• _The task_:
Reproduce all of the data below without alteration; exclude every picture.

• _Dataset excerpt_:
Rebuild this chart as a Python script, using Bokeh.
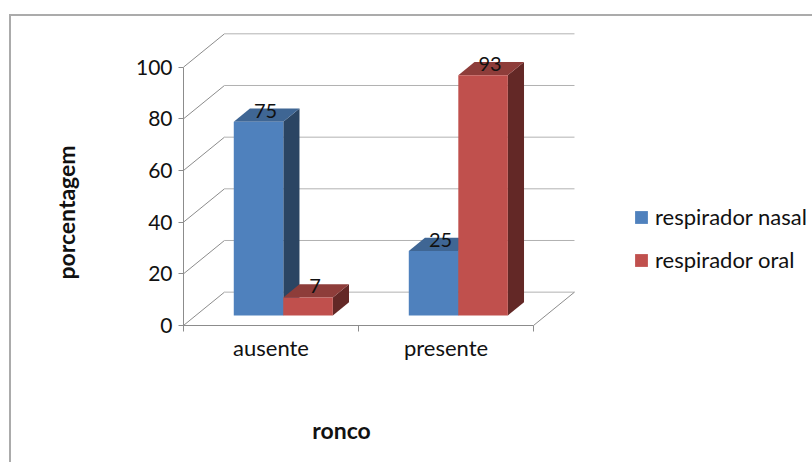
from bokeh.embed import file_html
from bokeh.resources import INLINE
from bokeh.plotting import figure
from bokeh.models import (ColumnDataSource, FixedTicker, InlineStyleSheet, Label,
                          Legend, LegendItem, Range1d)

# Chart data
categories = ["ausente", "presente"]
series_names = ["respirador nasal", "respirador oral"]
nasal_values = [75, 25]
oral_values = [7, 93]
value_ticks = [0, 20, 40, 60, 80, 100]

# Colours per series: front face, top face, side face
front_colors = ["#4F81BD", "#C0504D"]
top_colors = ["#3F6694", "#8E3D3A"]
side_colors = ["#2B4563", "#632826"]
GRID = "#B2B2B2"
AXIS = "#8C8C8C"
FONT = "Lato"

# Oblique projection: depth 0 is the front plane, depth 1 the back wall
DEPTH_X = 0.234       # category units
DEPTH_Y = 12.9        # value units
BAR_WIDTH = 0.283
BAR_FRONT = 0.30
BAR_BACK = 0.695


def project(x, v, d):
    return x + d * DEPTH_X, v + d * DEPTH_Y


# The frame fills the page; both axes are pinned to the data origin inside it
p = figure(width=812, height=462, output_backend="svg", toolbar_location=None,
           x_range=Range1d(-1.0457, 3.594), y_range=Range1d(-53.04, 125.8),
           min_border_left=0, min_border_right=0, min_border_top=0,
           min_border_bottom=0, outline_line_color=None,
           background_fill_color=None, border_fill_color=None,
           x_axis_location="below", y_axis_location="left")
p.grid.visible = False

# Chart area border, open towards the right and bottom edges of the page
p.stylesheets = [InlineStyleSheet(css="""
:host::before {
  content: "";
  position: absolute;
  left: 9px;
  top: 14px;
  width: 803px;
  height: 448px;
  box-sizing: border-box;
  border-left: 2px solid #ABABAB;
  border-top: 2px solid #ABABAB;
}
""")]

# Wall and floor lines
wall_xs, wall_ys, wall_colors = [], [], []
for t in value_ticks:
    x0, y0 = project(0, t, 0)
    x1, y1 = project(0, t, 1)
    x2, y2 = project(2, t, 1)
    wall_xs += [[x0, x1], [x1, x2]]
    wall_ys += [[y0, y1], [y1, y2]]
    wall_colors += [AXIS, GRID]
fx0, fy0 = project(2, 0, 0)
fx1, fy1 = project(2, 0, 1)
wall_xs.append([fx0, fx1])
wall_ys.append([fy0, fy1])
wall_colors.append(AXIS)
p.multi_line(wall_xs, wall_ys, line_color=wall_colors, line_width=1)

# Three faces of each bar, drawn category by category so red overlaps blue
legend_bars = {}
label_x, label_y, label_text = [], [], []
for c in range(len(categories)):
    for s, values in enumerate([nasal_values, oral_values]):
        v = values[c]
        base = (c + 0.5) + (s - 1) * BAR_WIDTH
        x_l, x_r = base, base + BAR_WIDTH

        fl = project(x_l, 0, BAR_FRONT)
        fr = project(x_r, 0, BAR_FRONT)
        top_fl = project(x_l, v, BAR_FRONT)
        top_fr = project(x_r, v, BAR_FRONT)
        top_bl = project(x_l, v, BAR_BACK)
        top_br = project(x_r, v, BAR_BACK)
        br = project(x_r, 0, BAR_BACK)

        p.patch([fr[0], br[0], top_br[0], top_fr[0]],
                [fr[1], br[1], top_br[1], top_fr[1]],
                fill_color=side_colors[s], line_color=None)
        p.patch([top_fl[0], top_fr[0], top_br[0], top_bl[0]],
                [top_fl[1], top_fr[1], top_br[1], top_bl[1]],
                fill_color=top_colors[s], line_color=None)
        bar = p.quad(left=[fl[0]], right=[fr[0]], bottom=[fl[1]], top=[top_fl[1]],
                     fill_color=front_colors[s], line_color=None)
        legend_bars.setdefault(s, bar)

        label_x.append((fl[0] + fr[0]) / 2)
        label_y.append(top_fl[1])
        label_text.append(str(v))

# Value labels sit over the top face of each bar
p.text(x="x", y="y", text="t",
       source=ColumnDataSource(dict(x=label_x, y=label_y, t=label_text)),
       text_font={"value": FONT}, text_font_size="20px", text_color="#111111",
       text_align="center", text_baseline="middle", x_offset=7, y_offset=-11)

# Value axis
yaxis = p.yaxis[0]
yaxis.fixed_location = 0
yaxis.ticker = FixedTicker(ticks=value_ticks, minor_ticks=[])
yaxis.bounds = (0, 100)
yaxis.axis_line_color = AXIS
yaxis.major_tick_line_color = AXIS
yaxis.major_tick_in = 0
yaxis.major_tick_out = 5
yaxis.major_label_text_font = FONT
yaxis.major_label_text_font_size = "21px"
yaxis.major_label_text_color = "#111111"
yaxis.major_label_standoff = 6

# Category axis: ticks between groups, labels at group centres
xaxis = p.xaxis[0]
xaxis.fixed_location = 0
xaxis.ticker = FixedTicker(ticks=[0.5, 1.5], minor_ticks=[0, 1, 2])
xaxis.major_label_overrides = {0.5: categories[0], 1.5: categories[1]}
xaxis.bounds = (0, 2)
xaxis.axis_line_color = AXIS
xaxis.major_tick_line_color = None
xaxis.major_tick_in = 0
xaxis.major_tick_out = 0
xaxis.minor_tick_line_color = AXIS
xaxis.minor_tick_in = 0
xaxis.minor_tick_out = 6
xaxis.major_label_text_font = FONT
xaxis.major_label_text_font_size = "22px"
xaxis.major_label_text_color = "#111111"
xaxis.major_label_standoff = 3

# Axis titles
p.add_layout(Label(x=341, y=33, x_units="screen", y_units="screen", text="ronco",
                   text_font=FONT, text_font_size="23px", text_font_style="bold",
                   text_color="#111111", text_align="center", text_baseline="middle"))
p.add_layout(Label(x=65, y=250, x_units="screen", y_units="screen", text="porcentagem",
                   angle=90, angle_units="deg",
                   text_font=FONT, text_font_size="23px", text_font_style="bold",
                   text_color="#111111", text_align="center", text_baseline="middle"))

# Legend inside the plotting frame
legend = Legend(items=[LegendItem(label=series_names[i], renderers=[legend_bars[i]])
                       for i in range(2)],
                location=(633, 189), orientation="vertical", spacing=16,
                padding=0, margin=0, glyph_width=16, glyph_height=16,
                label_standoff=6, label_height=22,
                label_text_font=FONT, label_text_font_size="22px",
                label_text_color="#111111", border_line_color=None,
                background_fill_alpha=0)
p.add_layout(legend)

open("out.html", "w").write(file_html(p, INLINE))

• _Task answer_:
Rebuild this chart as a Python script, using Bokeh.
from bokeh.embed import file_html
from bokeh.resources import INLINE
from bokeh.plotting import figure
from bokeh.models import (ColumnDataSource, FixedTicker, InlineStyleSheet, Label,
                          Legend, LegendItem, Range1d)

# Chart data
categories = ["ausente", "presente"]
series_names = ["respirador nasal", "respirador oral"]
nasal_values = [75, 25]
oral_values = [7, 93]
value_ticks = [0, 20, 40, 60, 80, 100]

# Colours per series: front face, top face, side face
front_colors = ["#4F81BD", "#C0504D"]
top_colors = ["#3F6694", "#8E3D3A"]
side_colors = ["#2B4563", "#632826"]
GRID = "#B2B2B2"
AXIS = "#8C8C8C"
FONT = "Lato"

# Oblique projection: depth 0 is the front plane, depth 1 the back wall
DEPTH_X = 0.234       # category units
DEPTH_Y = 12.9        # value units
BAR_WIDTH = 0.283
BAR_FRONT = 0.30
BAR_BACK = 0.695


def project(x, v, d):
    return x + d * DEPTH_X, v + d * DEPTH_Y


# The frame fills the page; both axes are pinned to the data origin inside it
p = figure(width=812, height=462, output_backend="svg", toolbar_location=None,
           x_range=Range1d(-1.0457, 3.594), y_range=Range1d(-53.04, 125.8),
           min_border_left=0, min_border_right=0, min_border_top=0,
           min_border_bottom=0, outline_line_color=None,
           background_fill_color=None, border_fill_color=None,
           x_axis_location="below", y_axis_location="left")
p.grid.visible = False

# Chart area border, open towards the right and bottom edges of the page
p.stylesheets = [InlineStyleSheet(css="""
:host::before {
  content: "";
  position: absolute;
  left: 9px;
  top: 14px;
  width: 803px;
  height: 448px;
  box-sizing: border-box;
  border-left: 2px solid #ABABAB;
  border-top: 2px solid #ABABAB;
}
""")]

# Wall and floor lines
wall_xs, wall_ys, wall_colors = [], [], []
for t in value_ticks:
    x0, y0 = project(0, t, 0)
    x1, y1 = project(0, t, 1)
    x2, y2 = project(2, t, 1)
    wall_xs += [[x0, x1], [x1, x2]]
    wall_ys += [[y0, y1], [y1, y2]]
    wall_colors += [AXIS, GRID]
fx0, fy0 = project(2, 0, 0)
fx1, fy1 = project(2, 0, 1)
wall_xs.append([fx0, fx1])
wall_ys.append([fy0, fy1])
wall_colors.append(AXIS)
p.multi_line(wall_xs, wall_ys, line_color=wall_colors, line_width=1)

# Three faces of each bar, drawn category by category so red overlaps blue
legend_bars = {}
label_x, label_y, label_text = [], [], []
for c in range(len(categories)):
    for s, values in enumerate([nasal_values, oral_values]):
        v = values[c]
        base = (c + 0.5) + (s - 1) * BAR_WIDTH
        x_l, x_r = base, base + BAR_WIDTH

        fl = project(x_l, 0, BAR_FRONT)
        fr = project(x_r, 0, BAR_FRONT)
        top_fl = project(x_l, v, BAR_FRONT)
        top_fr = project(x_r, v, BAR_FRONT)
        top_bl = project(x_l, v, BAR_BACK)
        top_br = project(x_r, v, BAR_BACK)
        br = project(x_r, 0, BAR_BACK)

        p.patch([fr[0], br[0], top_br[0], top_fr[0]],
                [fr[1], br[1], top_br[1], top_fr[1]],
                fill_color=side_colors[s], line_color=None)
        p.patch([top_fl[0], top_fr[0], top_br[0], top_bl[0]],
                [top_fl[1], top_fr[1], top_br[1], top_bl[1]],
                fill_color=top_colors[s], line_color=None)
        bar = p.quad(left=[fl[0]], right=[fr[0]], bottom=[fl[1]], top=[top_fl[1]],
                     fill_color=front_colors[s], line_color=None)
        legend_bars.setdefault(s, bar)

        label_x.append((fl[0] + fr[0]) / 2)
        label_y.append(top_fl[1])
        label_text.append(str(v))

# Value labels sit over the top face of each bar
p.text(x="x", y="y", text="t",
       source=ColumnDataSource(dict(x=label_x, y=label_y, t=label_text)),
       text_font={"value": FONT}, text_font_size="20px", text_color="#111111",
       text_align="center", text_baseline="middle", x_offset=7, y_offset=-11)

# Value axis
yaxis = p.yaxis[0]
yaxis.fixed_location = 0
yaxis.ticker = FixedTicker(ticks=value_ticks, minor_ticks=[])
yaxis.bounds = (0, 100)
yaxis.axis_line_color = AXIS
yaxis.major_tick_line_color = AXIS
yaxis.major_tick_in = 0
yaxis.major_tick_out = 5
yaxis.major_label_text_font = FONT
yaxis.major_label_text_font_size = "21px"
yaxis.major_label_text_color = "#111111"
yaxis.major_label_standoff = 6

# Category axis: ticks between groups, labels at group centres
xaxis = p.xaxis[0]
xaxis.fixed_location = 0
xaxis.ticker = FixedTicker(ticks=[0.5, 1.5], minor_ticks=[0, 1, 2])
xaxis.major_label_overrides = {0.5: categories[0], 1.5: categories[1]}
xaxis.bounds = (0, 2)
xaxis.axis_line_color = AXIS
xaxis.major_tick_line_color = None
xaxis.major_tick_in = 0
xaxis.major_tick_out = 0
xaxis.minor_tick_line_color = AXIS
xaxis.minor_tick_in = 0
xaxis.minor_tick_out = 6
xaxis.major_label_text_font = FONT
xaxis.major_label_text_font_size = "22px"
xaxis.major_label_text_color = "#111111"
xaxis.major_label_standoff = 3

# Axis titles
p.add_layout(Label(x=341, y=33, x_units="screen", y_units="screen", text="ronco",
                   text_font=FONT, text_font_size="23px", text_font_style="bold",
                   text_color="#111111", text_align="center", text_baseline="middle"))
p.add_layout(Label(x=65, y=250, x_units="screen", y_units="screen", text="porcentagem",
                   angle=90, angle_units="deg",
                   text_font=FONT, text_font_size="23px", text_font_style="bold",
                   text_color="#111111", text_align="center", text_baseline="middle"))

# Legend inside the plotting frame
legend = Legend(items=[LegendItem(label=series_names[i], renderers=[legend_bars[i]])
                       for i in range(2)],
                location=(633, 189), orientation="vertical", spacing=16,
                padding=0, margin=0, glyph_width=16, glyph_height=16,
                label_standoff=6, label_height=22,
                label_text_font=FONT, label_text_font_size="22px",
                label_text_color="#111111", border_line_color=None,
                background_fill_alpha=0)
p.add_layout(legend)

open("out.html", "w").write(file_html(p, INLINE))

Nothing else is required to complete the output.